What Brex is asking for (call to action)

  • Reggio invites builders and researchers working on multi-agent networks and richer agent-to-agent tooling to engage — Brex sees opportunity to standardize and grow tooling for agent orchestration, evaluation, and reliable multi-agent execution.

Recommendations for listeners / builders

  • If building AI features inside regulated/ops-heavy businesses, prioritize:
    • Clear, auditable SOP-to-prompt translation
    • Eval-first thinking (regressions as tests)
    • Modular agent design (domain agents + orchestrator)
    • Low-code admin surfaces so domain experts can iterate (e.g., Retool-style UIs)
    • Multi-vendor models for procurement flexibility and usage analytics

Final snapshot of the setup (numbers & tech at a glance)

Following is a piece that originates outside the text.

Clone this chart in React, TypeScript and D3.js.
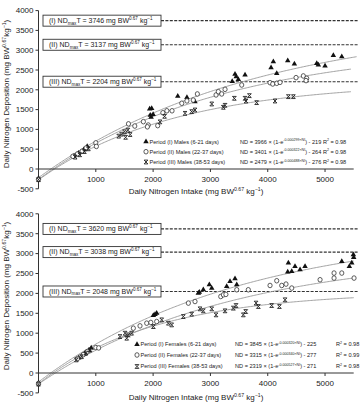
import React from "react";
import * as d3 from "d3";

type P = [number, number];

const xTickValues = [1000, 2000, 3000, 4000, 5000];
const yTickValues = [-500, 0, 500, 1000, 1500, 2000, 2500, 3000, 3500, 4000];

const periodNames = ["I", "II", "III"];
const periodDays = ["6-21 days", "22-37 days", "38-53 days"];

// Male fits
const maleA = [3966, 3401, 2479];
const maleB = [219, 264, 276];
const maleK = [0.000265, 0.000314, 0.00042];
const maleKText = ["0.000299", "0.000322", "0.000488"];
const maleR2 = ["0.98", "0.98", "0.98"];
const maleNDmax = [3746, 3137, 2204];
const maleFitEnd = [5550, 5450, 5450];

// Female fits
const femaleA = [3845, 3315, 2319];
const femaleB = [225, 277, 271];
const femaleK = [0.000284, 0.000296, 0.00049];
const femaleKText = ["0.000320", "0.000340", "0.000527"];
const femaleR2 = ["0.98", "0.99", "0.98"];
const femaleNDmax = [3620, 3038, 2048];
const femaleFitEnd = [5500, 5530, 5500];

// Male observations
const maleP1: P[] = [
  [0, -240], [620, 330], [700, 400], [790, 490], [850, 570],
  [1940, 1520], [1975, 1530], [1950, 1360], [2000, 1380], [1965, 1310],
  [2430, 1840], [2590, 1810], [2730, 1700],
  [3380, 2210], [3429, 2392], [3450, 2330], [3487, 2265], [3604, 2374],
  [4058, 2559], [4098, 2710], [4157, 2416], [4349, 2735], [4465, 2652],
  [4855, 2669], [4883, 2626], [5000, 2602], [5145, 2871], [5292, 2837],
];
const maleP2: P[] = [
  [0, -260], [600, 320], [680, 380], [760, 450], [830, 530], [1000, 660], [1010, 570],
  [1570, 1140], [1680, 1085], [1830, 1195], [1915, 1110], [1900, 1065], [2080, 1095],
  [2170, 1420], [2240, 1470], [2330, 1470], [2500, 1660], [2590, 1720], [2700, 1740],
  [2772, 1895], [3098, 1870], [3138, 1953], [3197, 1895], [3255, 2012], [3546, 2121],
  [4040, 2180], [4087, 2147], [4157, 2164], [4215, 2188], [4494, 2307], [4621, 2350],
  [4680, 2290], [4668, 2232],
];
const maleP3: P[] = [
  [0, -270], [640, 300], [720, 360], [800, 440], [870, 510],
  [1400, 830], [1450, 880], [1500, 940], [1520, 800], [1560, 980], [1600, 870],
  [2120, 1190], [2200, 1330], [2557, 1405], [2673, 1448], [2731, 1490],
  [3023, 1642], [3225, 1558], [3255, 1608], [3417, 1785], [3604, 1785], [3621, 1717],
  [3680, 1852], [3807, 1676], [4127, 1717], [4360, 1827], [4447, 1827],
];

// Female observations
const femaleP1: P[] = [
  [0, -250], [700, 380], [800, 480], [880, 560], [920, 630],
  [2004, 1444], [2033, 1472], [2062, 1504], [2789, 2008],
  [2806, 2033], [2876, 2091], [2981, 2217], [3023, 2134], [3284, 2174], [3342, 2300],
  [3429, 2368], [3459, 2217], [4360, 2763], [4349, 2537], [4419, 2552], [4476, 2678],
  [4564, 2595], [4651, 2678], [5292, 2804], [5424, 2678], [5466, 2763], [5494, 2972],
  [5500, 2905],
];
const femaleP2: P[] = [
  [0, -265], [680, 360], [780, 460], [850, 540], [1000, 640], [1050, 630],
  [1655, 1126], [1771, 1184], [1888, 1252], [1960, 1270], [2062, 1293],
  [2615, 1756], [2731, 1796], [3180, 1922], [3226, 1965], [3270, 1975], [3459, 2091],
  [3661, 2091], [4040, 2199], [4157, 2318], [4244, 2199], [4319, 2234], [4419, 2134],
  [4913, 2343], [5157, 2511], [5157, 2385], [5292, 2511], [5506, 2385],
];
const femaleP3: P[] = [
  [0, -280], [660, 330], [750, 410], [830, 500], [900, 580],
  [1422, 915], [1510, 1000], [1567, 958], [1625, 1000], [1539, 874],
  [2004, 1166], [2150, 1335], [2266, 1252], [2324, 1209], [2527, 1418], [2673, 1478],
  [2818, 1612], [2876, 1562], [3023, 1612], [3098, 1461], [3255, 1562], [3400, 1630],
  [3447, 1695], [3574, 1461], [3616, 1544], [3796, 1756], [3836, 1670], [4069, 1695],
  [4203, 1670], [4302, 1839],
];

const FONT = "Liberation Sans, Arial, sans-serif";
const TXT = "#222";

function Marker({ kind, cx, cy }: { kind: number; cx: number; cy: number }) {
  if (kind === 0) {
    const p = d3.symbol(d3.symbolTriangle, 13)();
    return <path d={p || ""} transform={`translate(${cx},${cy})`} fill="#111" />;
  }
  if (kind === 1) {
    return <ellipse cx={cx} cy={cy} rx={2.1} ry={2.3} fill="#fff" stroke="#333" strokeWidth={0.8} />;
  }
  const s = 1.9;
  const d = `M${-s},${-s}L${s},${s}M${s},${-s}L${-s},${s}M${-s},${-s}L${s},${-s}M${-s},${s}L${s},${s}`;
  return <path d={d} transform={`translate(${cx},${cy})`} stroke="#222" strokeWidth={0.9} fill="none" />;
}

type PanelProps = {
  yTop: number;
  yBot: number;
  sex: string;
  series: P[][];
  A: number[];
  B: number[];
  K: number[];
  KText: string[];
  R2: string[];
  NDmax: number[];
  fitEnd: number[];
  legX: number;
  legRows: number[];
  eqX: number;
  r2X: number | null;
  xTitleY: number;
  yTitleC: number;
};

function Panel(p: PanelProps) {
  const x = d3.scaleLinear().domain([0, 5500]).range([38.5, 353.7]);
  const y = d3.scaleLinear().domain([-500, 4000]).range([p.yBot, p.yTop]);
  const x0 = x(0);
  const y0 = y(0);
  const line = d3.line<number>().x((v) => x(v)).y((v, i) => 0);
  const curves = p.A.map((a, i) => {
    const pts: P[] = d3.range(0, p.fitEnd[i] + 1, 25).map((v) => [v, a * (1 - Math.exp(-p.K[i] * v)) - p.B[i]]);
    return d3.line<P>().x((d) => x(d[0])).y((d) => y(d[1])).curve(d3.curveLinear)(pts) || "";
  });
  void line;
  const boxL = 43;
  const boxR = 161;
  return (
    <g fontFamily={FONT} fill={TXT}>
      {/* dashed NDmax lines and boxes */}
      {p.NDmax.map((v, i) => (
        <g key={"nd" + i}>
          <line x1={boxR} x2={358} y1={y(v)} y2={y(v)} stroke="#333" strokeWidth={1.1} strokeDasharray="3,1.4" />
          <rect x={boxL} y={y(v) - 5.5} width={boxR - boxL} height={11} fill="#fff" stroke="#333" strokeWidth={0.9} />
          <text x={boxL + 6} y={y(v) + 2.4} fontSize={7}>
            <tspan>({periodNames[i]}) ND</tspan>
            <tspan fontSize={4.6} dy={1.5}>max</tspan>
            <tspan dy={-1.5}>T = {v} mg BW</tspan>
            <tspan fontSize={4.6} dy={-3}>0.67</tspan>
            <tspan dy={3}> kg</tspan>
            <tspan fontSize={4.6} dy={-3}>−1</tspan>
          </text>
        </g>
      ))}
      {/* fitted curves */}
      {curves.map((d, i) => (
        <path key={"c" + i} d={d} fill="none" stroke="#999" strokeWidth={0.9} />
      ))}
      {/* axes */}
      <line x1={x0} x2={x0} y1={y(4000)} y2={y(-500)} stroke="#333" strokeWidth={1} />
      <line x1={x0} x2={x(5500)} y1={y0} y2={y0} stroke="#333" strokeWidth={1} />
      {yTickValues.map((v) => (
        <g key={"yt" + v}>
          <line x1={x0 - 3} x2={x0} y1={y(v)} y2={y(v)} stroke="#333" strokeWidth={1} />
          <text x={x0 - 5} y={y(v)} dy="0.35em" textAnchor="end" fontSize={8}>
            {v}
          </text>
        </g>
      ))}
      {xTickValues.map((v) => (
        <g key={"xt" + v}>
          <line x1={x(v)} x2={x(v)} y1={y0} y2={y0 + 3} stroke="#333" strokeWidth={1} />
          <text x={x(v)} y={y0 + 10} dy="0.35em" textAnchor="middle" fontSize={8}>
            {v}
          </text>
        </g>
      ))}
      {/* axis titles */}
      <text x={196} y={p.xTitleY} textAnchor="middle" fontSize={8}>
        <tspan>Daily Nitrogen Intake (mg BW</tspan>
        <tspan fontSize={5.2} dy={-3}>0.67</tspan>
        <tspan dy={3}> kg</tspan>
        <tspan fontSize={5.2} dy={-3}>−1</tspan>
        <tspan dy={3}>)</tspan>
      </text>
      <text transform={`translate(9,${p.yTitleC}) rotate(-90)`} textAnchor="middle" fontSize={8}>
        <tspan>Daily Nitrogen Deposition (mg BW</tspan>
        <tspan fontSize={5.2} dy={-3}>0.67</tspan>
        <tspan dy={3}>kg</tspan>
        <tspan fontSize={5.2} dy={-3}>−1</tspan>
        <tspan dy={3}>)</tspan>
      </text>
      {/* data */}
      {p.series.map((s, k) =>
        s.map((d, j) => <Marker key={`m${k}-${j}`} kind={k} cx={x(d[0])} cy={y(d[1])} />)
      )}
      {/* legend */}
      {p.legRows.map((ry, i) => (
        <g key={"lg" + i}>
          <Marker kind={i} cx={p.legX} cy={ry} />
          <text x={p.legX + 3.5} y={ry} dy="0.35em" fontSize={5.6}>
            Period ({periodNames[i]}) {p.sex} ({periodDays[i]})
          </text>
          <text x={p.eqX} y={ry} dy="0.35em" fontSize={5.6}>
            <tspan>ND = {p.A[i]} × (1-e</tspan>
            <tspan fontSize={3.6} dy={-2.2}>-{p.KText[i]}×NI</tspan>
            <tspan dy={2.2}>) - {p.B[i]}</tspan>
            {p.r2X === null ? (
              <>
                <tspan> R</tspan>
                <tspan fontSize={3.6} dy={-2.2}>2</tspan>
                <tspan dy={2.2}> = {p.R2[i]}</tspan>
              </>
            ) : null}
          </text>
          {p.r2X !== null ? (
            <text x={p.r2X} y={ry} dy="0.35em" fontSize={5.6}>
              <tspan>R</tspan>
              <tspan fontSize={3.6} dy={-2.2}>2</tspan>
              <tspan dy={2.2}> = {p.R2[i]}</tspan>
            </text>
          ) : null}
        </g>
      ))}
    </g>
  );
}

export default function App() {
  return (
    <svg
      width={364}
      height={403}
      viewBox="0 0 364 403"
      style={{ position: "absolute", left: 0, top: 0, background: "#fff" }}
    >
      <rect width={364} height={403} fill="#fff" />
      <Panel
        yTop={10.6}
        yBot={188.8}
        sex="Males"
        series={[maleP1, maleP2, maleP3]}
        A={maleA}
        B={maleB}
        K={maleK}
        KText={maleKText}
        R2={maleR2}
        NDmax={maleNDmax}
        fitEnd={maleFitEnd}
        legX={146}
        legRows={[141.7, 151.7, 162]}
        eqX={240}
        r2X={null}
        xTitleY={193.5}
        yTitleC={94}
      />
      <Panel
        yTop={213.8}
        yBot={392.9}
        sex="Females"
        series={[femaleP1, femaleP2, femaleP3]}
        A={femaleA}
        B={femaleB}
        K={femaleK}
        KText={femaleKText}
        R2={femaleR2}
        NDmax={femaleNDmax}
        fitEnd={femaleFitEnd}
        legX={137}
        legRows={[344.5, 355, 366.5]}
        eqX={235}
        r2X={336}
        xTitleY={400}
        yTitleC={296}
      />
    </svg>
  );
}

  • Engineering: ~300 engineers; AI center of excellence ~10 people.
  • Customers: ~40,000 finance teams.
  • Tech: TypeScript agent layer, KG/vector stores (PGVector, Pinecone), LLM gateway, Retool admin UIs, mixed agent frameworks (internal + “Mastra”/others), AI-assisted code review tooling (referred to as “Greptile”).
  • Goals: more automation of onboarding/ops, strong eval & regression discipline, and productizing agent features that customers can adopt as part of their corporate AI strategy.